Fortunately, her father Emiliano has a garden at his house where she can play.

Like Giorgia, many parents in Italy are facing the challenge of “structuring the entire day”, while not being able to give their children their undivided attention, as many adults are still working from 8:30 am to 6:00 pm.

“Fortunately, when it comes to education, the school has a good portal and once you understand what the activities are, it’s very simple,” Giorgia says.

“I’m familiar with technology, so that wasn’t a big problem for us.

“The teachers forward the activities to us on the portal and interact with the parents through the class representative.

“If more communication is required, we use WhatsApp.”

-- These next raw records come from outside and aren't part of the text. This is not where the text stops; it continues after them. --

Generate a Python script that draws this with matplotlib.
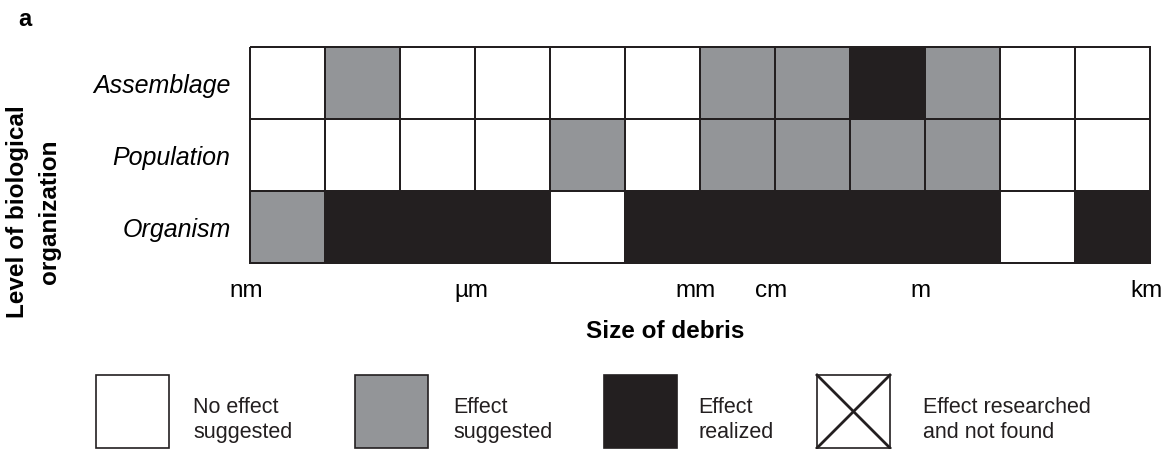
"""Effect of debris size on levels of biological organization (panel a)."""

from matplotlib import pyplot
from matplotlib.colors import ListedColormap
from matplotlib.patches import Rectangle
from matplotlib.transforms import ScaledTranslation
import numpy as np

# 0 = no effect suggested, 1 = effect suggested, 2 = effect realized
levels = ['Assemblage', 'Population', 'Organism']
assemblage = [0, 1, 0, 0, 0, 0, 1, 1, 2, 1, 0, 0]
population = [0, 0, 0, 0, 1, 0, 1, 1, 1, 1, 0, 0]
organism = [1, 2, 2, 2, 0, 2, 2, 2, 2, 2, 0, 2]
size_ticks = [0, 3, 6, 7, 9, 12]
size_labels = ['nm', 'µm', 'mm', 'cm', 'm', 'km']
legend_labels = ['No effect\nsuggested', 'Effect\nsuggested',
                 'Effect\nrealized', 'Effect researched\nand not found']

white, grey, black = '#ffffff', '#939598', '#231f20'
cmap = ListedColormap([white, grey, black])

pyplot.rc('font', family='Liberation Sans')
fig = pyplot.figure(figsize=(11.7, 4.49), dpi=100)
W, H = 1170, 449
ax = fig.add_axes([250 / W, 1 - 263 / H, 900 / W, 216 / H])

grid = np.array([assemblage, population, organism])
ax.pcolormesh(grid, cmap=cmap, vmin=-0.5, vmax=2.5,
              edgecolors=black, linewidth=1.2, clip_on=False)
ax.set_xlim(0, grid.shape[1])
ax.set_ylim(grid.shape[0], 0)
for s in ax.spines.values():
    s.set_visible(False)

ax.set_yticks(np.arange(len(levels)) + 0.5)
ax.set_yticklabels(levels, fontstyle='italic', fontsize=18)
ax.set_xticks(size_ticks)
ax.set_xticklabels(size_labels, fontsize=17.5)
ax.tick_params(axis='both', length=0)
ax.tick_params(axis='x', pad=24.5)
ax.tick_params(axis='y', pad=14)
# Align the size labels on their baseline, nudged a little left.
shift = ScaledTranslation(-4 / 100, 0, fig.dpi_scale_trans)
for lab in ax.get_xticklabels():
    lab.set_verticalalignment('baseline')
    lab.set_transform(lab.get_transform() + shift)

fig.text(665 / W, 1 - 331 / H, 'Size of debris', fontsize=17.5,
         fontweight='bold', ha='center', va='center')
fig.text(34 / W, 1 - 212 / H, 'Level of biological\norganization',
         fontsize=17.5, fontweight='bold', rotation=90, ha='center',
         va='center', multialignment='center', linespacing=1.5)
fig.text(25 / W, 1 - 19 / H, 'a', fontsize=17, fontweight='bold',
         ha='center', va='center')

# Key below the grid, drawn in pixel space on an overlay.
lax = fig.add_axes([0, 0, 1, 1])
lax.set_xlim(0, W)
lax.set_ylim(H, 0)
lax.axis('off')
box_x = [96, 355, 604, 817]
text_x = [193, 453, 698, 923]
fills = [white, grey, black, white]
for bx, tx, fc, lab in zip(box_x, text_x, fills, legend_labels):
    lax.add_patch(Rectangle((bx, 375), 73, 73, facecolor=fc,
                            edgecolor=black, linewidth=1.2))
    lax.text(tx, 420, lab, fontsize=15.5, ha='left', va='center',
             linespacing=1.2, color='#231f20')
# Cross in the last key box.
bx = box_x[3]
lax.plot([bx, bx + 73], [375, 448], color=black, linewidth=2.0)
lax.plot([bx, bx + 73], [448, 375], color=black, linewidth=2.0)

fig.savefig('out.png', dpi=100)
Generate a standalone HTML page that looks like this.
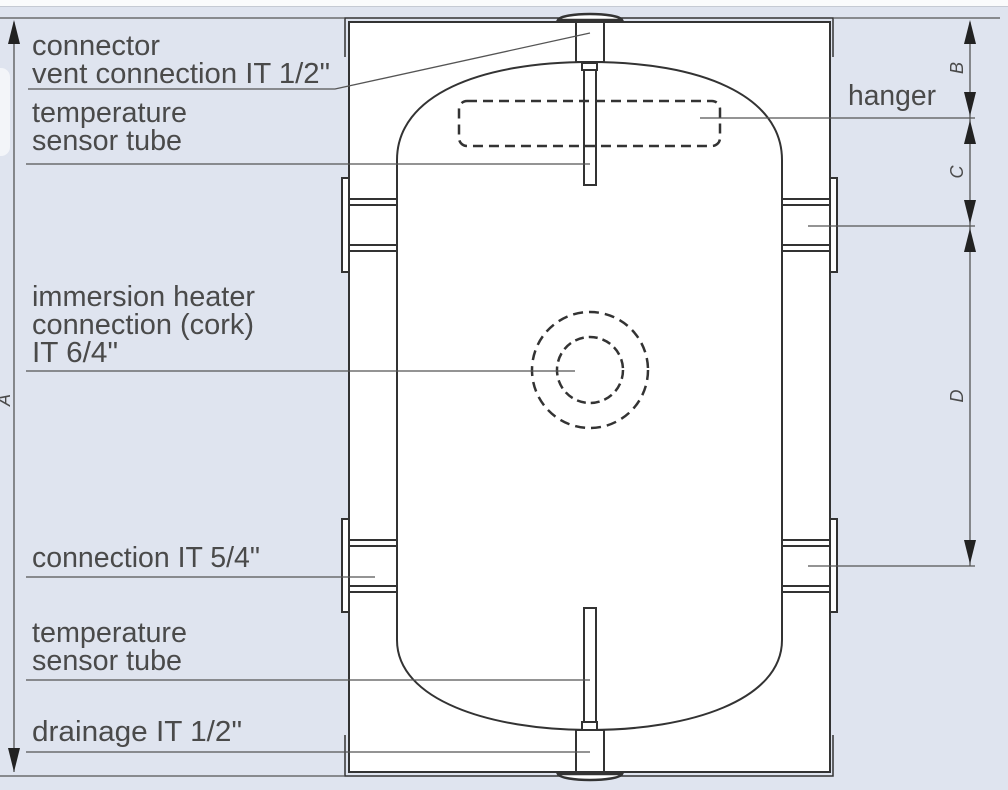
<!DOCTYPE html>
<html><head><meta charset="utf-8"><style>
html,body{margin:0;padding:0;background:#dfe4ef;}
svg{display:block}
text{font-family:"Liberation Sans",sans-serif;fill:#4a4a4a;font-size:29px}
</style></head><body>
<svg width="1008" height="790" viewBox="0 0 1008 790" xmlns="http://www.w3.org/2000/svg">
<rect x="0" y="0" width="1008" height="790" fill="#dfe4ef"/>
<rect x="0" y="0" width="1008" height="6" fill="#fafbfc"/>
<line x1="0" y1="6.5" x2="1008" y2="6.5" stroke="#c5cad3" stroke-width="1"/>
<rect x="-10" y="68" width="20" height="88" rx="9" fill="#f3f5f9"/>
<g stroke="#333" fill="none" stroke-width="2">
<rect x="349" y="22" width="481" height="750" fill="#fff"/>
<polyline points="345,57 345,18 833,18 833,57" stroke-width="1.5"/>
<polyline points="345,735 345,776 833,776 833,735" stroke-width="1.5"/>
<path d="M397,640 L397,160 C397,95 480,62 590,62 C700,62 782,95 782,160 L782,640 C782,700 690,730 590,730 C490,730 397,700 397,640 Z" fill="#fff"/>
<rect x="342" y="178" width="7" height="94" fill="#fff"/>
<rect x="342" y="519" width="7" height="93" fill="#fff"/>
<rect x="830" y="178" width="7" height="94" fill="#fff"/>
<rect x="830" y="519" width="7" height="93" fill="#fff"/>
<path d="M349,199H397M349,205H397M349,245H397M349,251H397"/>
<path d="M349,540H397M349,546H397M349,586H397M349,592H397"/>
<path d="M782,199H830M782,205H830M782,245H830M782,251H830"/>
<path d="M782,540H830M782,546H830M782,586H830M782,592H830"/>
<path d="M558,20 C562,12 618,12 622,20 Z" stroke-width="2.5" fill="#fff"/>
<rect x="576" y="22" width="28" height="40" fill="#fff"/>
<rect x="582" y="63" width="15" height="7" fill="#fff"/>
<rect x="584" y="70" width="12" height="115" fill="#fff"/>
<path d="M558,774 C562,782 618,782 622,774 Z" stroke-width="2.5" fill="#fff"/>
<rect x="576" y="730" width="28" height="42" fill="#fff"/>
<rect x="582" y="722" width="15" height="8" fill="#fff"/>
<rect x="584" y="608" width="12" height="114" fill="#fff"/>
<rect x="459" y="101" width="261" height="45" rx="8" stroke-dasharray="10,6" stroke-width="2.5"/>
<circle cx="590" cy="370" r="58" stroke-dasharray="10,6" stroke-width="2.5"/>
<circle cx="590" cy="370" r="33" stroke-dasharray="9,5" stroke-width="2.5"/>
</g>
<g stroke="#555" stroke-width="1.3" fill="none">
<polyline points="28,89 335,89 590,33"/>
<line x1="26" y1="164" x2="590" y2="164"/>
<line x1="26" y1="371" x2="575" y2="371"/>
<line x1="26" y1="577" x2="375" y2="577"/>
<line x1="26" y1="680" x2="590" y2="680"/>
<line x1="26" y1="752" x2="590" y2="752"/>
<line x1="0" y1="776" x2="345" y2="776"/>
<line x1="833" y1="18" x2="1000" y2="18"/>
<line x1="0" y1="18" x2="345" y2="18"/>
<line x1="700" y1="118" x2="975" y2="118"/>
<line x1="808" y1="226" x2="975" y2="226"/>
<line x1="808" y1="566" x2="975" y2="566"/>
<line x1="14" y1="22" x2="14" y2="772"/>
<line x1="970" y1="22" x2="970" y2="566"/>
</g>
<g fill="#222">
<polygon points="14,20 8,44 20,44"/>
<polygon points="14,772 8,748 20,748"/>
<polygon points="970,20 964,44 976,44"/>
<polygon points="970,116 964,92 976,92"/>
<polygon points="970,120 964,144 976,144"/>
<polygon points="970,224 964,200 976,200"/>
<polygon points="970,228 964,252 976,252"/>
<polygon points="970,564 964,540 976,540"/>
</g>
<g>
<text x="32" y="55" textLength="128" lengthAdjust="spacingAndGlyphs">connector</text>
<text x="32" y="83" textLength="298" lengthAdjust="spacingAndGlyphs">vent connection IT 1/2"</text>
<text x="32" y="122" textLength="155" lengthAdjust="spacingAndGlyphs">temperature</text>
<text x="32" y="150" textLength="150" lengthAdjust="spacingAndGlyphs">sensor tube</text>
<text x="32" y="306" textLength="223" lengthAdjust="spacingAndGlyphs">immersion heater</text>
<text x="32" y="334" textLength="222" lengthAdjust="spacingAndGlyphs">connection (cork)</text>
<text x="32" y="362" textLength="86" lengthAdjust="spacingAndGlyphs">IT 6/4"</text>
<text x="32" y="567" textLength="228" lengthAdjust="spacingAndGlyphs">connection IT 5/4"</text>
<text x="32" y="642" textLength="155" lengthAdjust="spacingAndGlyphs">temperature</text>
<text x="32" y="670" textLength="150" lengthAdjust="spacingAndGlyphs">sensor tube</text>
<text x="32" y="741" textLength="210" lengthAdjust="spacingAndGlyphs">drainage  IT 1/2"</text>
<text x="848" y="105" textLength="88" lengthAdjust="spacingAndGlyphs">hanger</text>
</g>
<g font-style="italic">
<text transform="translate(963,68) rotate(-90)" text-anchor="middle" style="font-size:18px">B</text>
<text transform="translate(963,172) rotate(-90)" text-anchor="middle" style="font-size:18px">C</text>
<text transform="translate(963,396) rotate(-90)" text-anchor="middle" style="font-size:18px">D</text>
<text transform="translate(10,400) rotate(-90)" text-anchor="middle" style="font-size:18px">A</text>
</g>
</svg>
</body></html>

Given Emma’s age, she doesn’t have to participate in online classes, but she does listen to audio and stories related to the themes explored from the beginning of the school year.

“Our school is well organised: they have sought to maintain contact with the students in the best way possible,” Giorgia says.

“The teachers are working around the clock to make sure the children’s education isn’t disrupted.”

Both Emma and Giorgia – like all of us – hope to return to the rhythm of normal life as soon as possible.